▸ **PROBLEM TO SOLVE**: Your output is the lines from the first one to the one containing "LEFT, TOP = 266, 75", repeated exactly, with images left out.

▸ **RECORDED INFORMATION**:
** Begin **

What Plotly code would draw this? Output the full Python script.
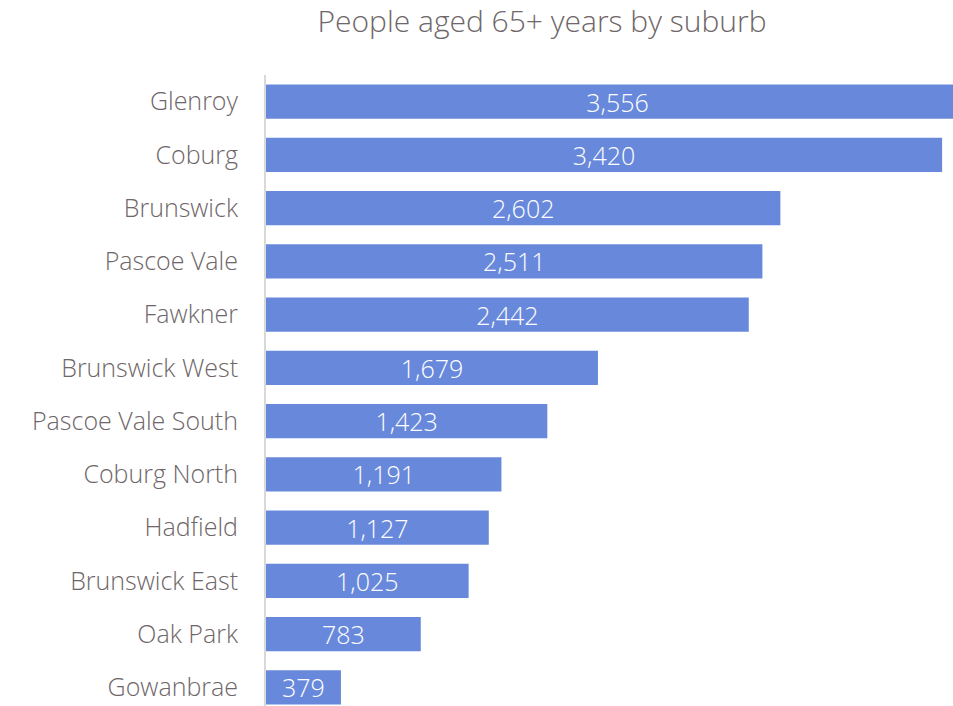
import plotly.graph_objects as go

suburbs = ["Glenroy", "Coburg", "Brunswick", "Pascoe Vale", "Fawkner",
           "Brunswick West", "Pascoe Vale South", "Coburg North", "Hadfield",
           "Brunswick East", "Oak Park", "Gowanbrae"]
people_65_plus = [3556, 3420, 2602, 2511, 2442, 1679, 1423, 1191, 1127, 1025, 783, 379]
title_text = "People aged 65+ years by suburb"

FONT = "Open Sans"
GREY = "#6e6668"
BAR = "#6889db"

W, H = 969, 714
LEFT, TOP = 266, 75

fig = go.Figure(go.Bar(
    y=suburbs,
    x=people_65_plus,
    orientation="h",
    marker=dict(color=BAR, line=dict(width=0)),
    text=[f"{v:,}" for v in people_65_plus],
    textposition="inside",
    insidetextanchor="middle",
    textangle=0,
    constraintext="none",
    insidetextfont=dict(family=FONT, size=25, color="white", weight=300),
    hoverinfo="skip",
))

fig.update_layout(
    width=W, height=H, autosize=False,
    margin=dict(l=LEFT, r=0, t=TOP, b=0, pad=0),
    paper_bgcolor="white", plot_bgcolor="white",
    bargap=0.36,
    showlegend=False,
    title=dict(
        text=title_text,
        font=dict(family=FONT, size=30, color=GREY, weight=300),
        x=542 / W, xanchor="center", xref="container",
        y=1 - 21 / H, yanchor="middle", yref="container",
    ),
    xaxis=dict(range=[0, max(people_65_plus)], visible=False, fixedrange=True),
    yaxis=dict(
        categoryorder="array", categoryarray=suburbs, autorange="reversed",
        showline=True, linecolor="#d9d9d9", linewidth=2,
        showgrid=False, ticks="", zeroline=False,
        tickfont=dict(family=FONT, size=25, color=GREY, weight=300),
        ticklabelstandoff=21,
    ),
)

fig.write_html("out.html")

** End **

▸ **SOLVED EXERCISE**:
What Plotly code would draw this? Output the full Python script.
import plotly.graph_objects as go

suburbs = ["Glenroy", "Coburg", "Brunswick", "Pascoe Vale", "Fawkner",
           "Brunswick West", "Pascoe Vale South", "Coburg North", "Hadfield",
           "Brunswick East", "Oak Park", "Gowanbrae"]
people_65_plus = [3556, 3420, 2602, 2511, 2442, 1679, 1423, 1191, 1127, 1025, 783, 379]
title_text = "People aged 65+ years by suburb"

FONT = "Open Sans"
GREY = "#6e6668"
BAR = "#6889db"

W, H = 969, 714
LEFT, TOP = 266, 75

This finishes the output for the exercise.